Fig. 6.. YKL-5-124 reduces inflammatory gene expression in synovial cells derived from patients with RA ex vivo.

Cell suspensions were prepared from synovial tissue samples collected from patients with RA, placed in culture, and treated with YKL-5-124 or DMSO for 3 (n = 4) or 6 (n = 8) hours. Total RNA was prepared and analyzed by RNA-seq. (A) The volcano plot shows DEGs up-regulated (right; logFC > 0.6, FDR < 0.05, n = 1008) or down-regulated (left; logFC < −0.6, FDR < 0.05, n = 932) by YKL-5-124 at 6 hours. Highlighted are representative DEGs involved in pro- or anti-inflammatory functions. (B) The heatmap shows mean-centered and row-scaled log-transformed expression values (in counts per million) for genes differentially expressed in (A) across conditions (v, vehicle; and Y, YKL-5-124 for 3 or 6 hours, as indicated) with genes highlighted in (A) marked.
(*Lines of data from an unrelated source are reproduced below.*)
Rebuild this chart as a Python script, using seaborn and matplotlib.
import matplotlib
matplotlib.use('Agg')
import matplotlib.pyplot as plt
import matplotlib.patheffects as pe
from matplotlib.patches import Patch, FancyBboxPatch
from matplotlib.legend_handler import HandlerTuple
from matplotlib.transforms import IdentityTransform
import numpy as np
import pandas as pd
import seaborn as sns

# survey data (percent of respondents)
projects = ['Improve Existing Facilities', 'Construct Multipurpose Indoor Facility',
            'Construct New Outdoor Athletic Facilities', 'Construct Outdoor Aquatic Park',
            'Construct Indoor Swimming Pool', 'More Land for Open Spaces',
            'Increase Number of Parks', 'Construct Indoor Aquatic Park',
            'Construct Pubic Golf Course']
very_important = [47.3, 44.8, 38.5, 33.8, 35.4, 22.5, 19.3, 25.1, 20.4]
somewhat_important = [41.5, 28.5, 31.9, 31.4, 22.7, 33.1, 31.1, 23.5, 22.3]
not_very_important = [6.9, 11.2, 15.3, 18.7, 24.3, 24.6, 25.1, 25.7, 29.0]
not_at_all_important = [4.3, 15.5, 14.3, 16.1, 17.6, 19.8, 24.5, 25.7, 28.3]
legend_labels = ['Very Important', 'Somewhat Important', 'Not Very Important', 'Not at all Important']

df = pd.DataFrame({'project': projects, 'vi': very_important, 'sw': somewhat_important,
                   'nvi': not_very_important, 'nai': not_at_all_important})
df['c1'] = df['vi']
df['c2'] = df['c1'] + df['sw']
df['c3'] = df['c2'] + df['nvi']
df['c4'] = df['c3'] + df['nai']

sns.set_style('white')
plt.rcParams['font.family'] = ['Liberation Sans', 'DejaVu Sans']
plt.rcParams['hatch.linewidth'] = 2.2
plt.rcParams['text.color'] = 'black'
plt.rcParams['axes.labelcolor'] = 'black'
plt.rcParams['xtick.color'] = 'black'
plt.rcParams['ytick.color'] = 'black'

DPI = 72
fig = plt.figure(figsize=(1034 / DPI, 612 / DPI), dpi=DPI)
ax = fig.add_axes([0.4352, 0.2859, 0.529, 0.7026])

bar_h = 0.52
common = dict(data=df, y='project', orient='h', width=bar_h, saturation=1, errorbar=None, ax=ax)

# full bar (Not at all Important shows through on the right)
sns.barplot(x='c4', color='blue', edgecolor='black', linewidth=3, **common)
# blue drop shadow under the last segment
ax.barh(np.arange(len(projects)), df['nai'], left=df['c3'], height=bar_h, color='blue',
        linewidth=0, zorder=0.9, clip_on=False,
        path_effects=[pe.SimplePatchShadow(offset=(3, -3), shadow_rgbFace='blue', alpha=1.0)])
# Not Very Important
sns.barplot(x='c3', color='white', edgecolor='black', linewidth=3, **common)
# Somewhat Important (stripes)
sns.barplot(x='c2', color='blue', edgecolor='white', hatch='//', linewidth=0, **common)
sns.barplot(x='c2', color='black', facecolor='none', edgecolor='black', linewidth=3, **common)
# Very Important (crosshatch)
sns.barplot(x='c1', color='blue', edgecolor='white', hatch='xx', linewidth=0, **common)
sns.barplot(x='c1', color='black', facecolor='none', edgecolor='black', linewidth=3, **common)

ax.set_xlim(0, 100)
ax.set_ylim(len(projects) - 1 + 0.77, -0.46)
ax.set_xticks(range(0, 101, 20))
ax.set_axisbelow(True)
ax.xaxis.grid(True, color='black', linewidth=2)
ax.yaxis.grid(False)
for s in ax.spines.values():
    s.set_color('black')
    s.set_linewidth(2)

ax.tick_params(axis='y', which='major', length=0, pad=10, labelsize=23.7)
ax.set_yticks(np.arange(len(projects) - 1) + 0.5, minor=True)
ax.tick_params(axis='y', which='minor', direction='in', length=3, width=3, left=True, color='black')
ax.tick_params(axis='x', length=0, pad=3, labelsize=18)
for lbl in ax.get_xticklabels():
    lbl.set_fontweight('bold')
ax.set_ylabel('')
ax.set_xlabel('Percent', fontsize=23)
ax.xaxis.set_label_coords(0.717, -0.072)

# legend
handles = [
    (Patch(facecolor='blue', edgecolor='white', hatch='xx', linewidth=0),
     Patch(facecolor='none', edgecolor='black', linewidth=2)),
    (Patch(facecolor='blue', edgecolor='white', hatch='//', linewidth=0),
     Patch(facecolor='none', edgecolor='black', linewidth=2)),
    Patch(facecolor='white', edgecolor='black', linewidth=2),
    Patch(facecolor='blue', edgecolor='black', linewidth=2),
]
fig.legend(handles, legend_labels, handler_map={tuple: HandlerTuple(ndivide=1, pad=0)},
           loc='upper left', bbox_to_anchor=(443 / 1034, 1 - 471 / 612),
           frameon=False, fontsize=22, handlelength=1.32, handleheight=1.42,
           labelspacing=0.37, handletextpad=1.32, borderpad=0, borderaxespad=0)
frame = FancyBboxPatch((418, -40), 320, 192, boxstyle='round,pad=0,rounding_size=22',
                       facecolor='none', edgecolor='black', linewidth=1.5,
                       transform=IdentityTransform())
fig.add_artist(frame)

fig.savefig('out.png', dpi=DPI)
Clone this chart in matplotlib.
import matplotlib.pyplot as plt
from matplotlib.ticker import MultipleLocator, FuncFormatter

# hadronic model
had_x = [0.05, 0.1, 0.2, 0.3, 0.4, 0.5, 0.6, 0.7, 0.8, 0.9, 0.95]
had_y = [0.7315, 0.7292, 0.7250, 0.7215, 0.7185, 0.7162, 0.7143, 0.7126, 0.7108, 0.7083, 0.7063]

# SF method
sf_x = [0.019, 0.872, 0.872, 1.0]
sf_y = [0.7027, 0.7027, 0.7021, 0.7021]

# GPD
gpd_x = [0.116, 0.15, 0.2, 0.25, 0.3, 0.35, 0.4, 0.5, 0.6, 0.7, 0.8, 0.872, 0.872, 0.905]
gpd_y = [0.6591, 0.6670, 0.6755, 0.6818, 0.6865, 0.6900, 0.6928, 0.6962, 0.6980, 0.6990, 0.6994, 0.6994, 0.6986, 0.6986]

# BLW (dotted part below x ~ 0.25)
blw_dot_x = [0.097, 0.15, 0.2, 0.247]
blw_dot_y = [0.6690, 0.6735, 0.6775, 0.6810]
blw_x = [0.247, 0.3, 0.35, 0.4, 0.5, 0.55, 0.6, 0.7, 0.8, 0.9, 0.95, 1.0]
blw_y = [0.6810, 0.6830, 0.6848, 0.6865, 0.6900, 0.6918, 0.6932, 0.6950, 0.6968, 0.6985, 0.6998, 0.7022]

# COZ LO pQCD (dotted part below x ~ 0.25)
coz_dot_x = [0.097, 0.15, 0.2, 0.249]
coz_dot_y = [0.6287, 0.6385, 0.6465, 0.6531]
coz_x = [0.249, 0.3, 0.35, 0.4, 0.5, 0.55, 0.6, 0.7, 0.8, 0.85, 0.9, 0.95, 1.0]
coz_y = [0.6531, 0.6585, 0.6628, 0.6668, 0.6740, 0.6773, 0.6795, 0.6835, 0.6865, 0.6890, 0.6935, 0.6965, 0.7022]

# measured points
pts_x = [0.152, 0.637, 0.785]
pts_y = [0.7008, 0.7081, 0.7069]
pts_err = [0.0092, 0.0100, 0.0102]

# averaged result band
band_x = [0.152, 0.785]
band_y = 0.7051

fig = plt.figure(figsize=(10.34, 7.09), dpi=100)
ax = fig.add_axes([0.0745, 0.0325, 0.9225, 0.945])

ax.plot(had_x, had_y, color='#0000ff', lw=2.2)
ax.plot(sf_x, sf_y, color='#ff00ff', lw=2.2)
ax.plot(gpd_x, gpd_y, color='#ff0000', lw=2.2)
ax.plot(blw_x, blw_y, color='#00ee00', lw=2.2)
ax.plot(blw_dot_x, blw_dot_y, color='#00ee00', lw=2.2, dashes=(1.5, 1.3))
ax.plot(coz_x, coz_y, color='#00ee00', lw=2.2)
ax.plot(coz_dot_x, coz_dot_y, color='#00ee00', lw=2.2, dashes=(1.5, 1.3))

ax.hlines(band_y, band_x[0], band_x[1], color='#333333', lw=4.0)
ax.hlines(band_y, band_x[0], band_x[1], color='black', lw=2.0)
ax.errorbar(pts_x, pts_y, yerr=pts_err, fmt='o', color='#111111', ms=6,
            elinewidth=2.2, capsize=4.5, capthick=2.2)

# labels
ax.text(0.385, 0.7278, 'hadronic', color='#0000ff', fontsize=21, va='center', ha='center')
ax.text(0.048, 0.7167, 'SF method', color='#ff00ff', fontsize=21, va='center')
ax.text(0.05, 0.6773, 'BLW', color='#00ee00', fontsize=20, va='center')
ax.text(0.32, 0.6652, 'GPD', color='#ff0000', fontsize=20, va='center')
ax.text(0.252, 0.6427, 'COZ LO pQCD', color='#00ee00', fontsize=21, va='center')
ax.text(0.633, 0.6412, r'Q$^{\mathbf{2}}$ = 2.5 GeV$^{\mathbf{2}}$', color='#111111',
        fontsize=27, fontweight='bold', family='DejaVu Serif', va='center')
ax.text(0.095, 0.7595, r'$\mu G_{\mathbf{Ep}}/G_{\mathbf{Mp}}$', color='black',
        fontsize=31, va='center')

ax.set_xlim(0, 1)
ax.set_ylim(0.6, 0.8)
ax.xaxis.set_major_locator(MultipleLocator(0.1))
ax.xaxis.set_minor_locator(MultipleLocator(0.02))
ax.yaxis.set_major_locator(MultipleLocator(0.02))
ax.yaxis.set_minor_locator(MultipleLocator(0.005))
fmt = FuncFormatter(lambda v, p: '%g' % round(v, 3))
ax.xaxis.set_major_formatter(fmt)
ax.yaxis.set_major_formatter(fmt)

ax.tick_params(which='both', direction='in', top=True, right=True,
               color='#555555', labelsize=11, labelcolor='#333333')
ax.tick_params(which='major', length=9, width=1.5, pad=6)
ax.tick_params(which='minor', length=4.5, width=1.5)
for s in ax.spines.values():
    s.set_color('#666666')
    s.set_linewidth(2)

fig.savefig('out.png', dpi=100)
The heatmap was generated as in Fig. 2C with violin plots showing cluster-wide distribution of z-score–transformed gene expression stratified by treatment. (C) QuSAGE of up-regulated (top; unadjusted P < 0.05, n = 219) or down-regulated (n = 799) pathways at 6 hours of YKL-5-124 treatment. (D to F) Examples of down-regulated pathways with key genes highlighted. Pathways shown include chemokine receptors and chemokines (D), IFN-α/β signaling (E), and inflammasomes (F). Error bars, SD. (G) The effect of the 6-hour YKL-5-124 treatment on the expression of IL6 (n = 6), IL1B (n = 6), and MRC1 (n = 4) in synovial samples was validated by RT-qPCR; data are presented as means ± SEM and were analyzed by Student’s t test; *P < 0.05; **P < 0.001.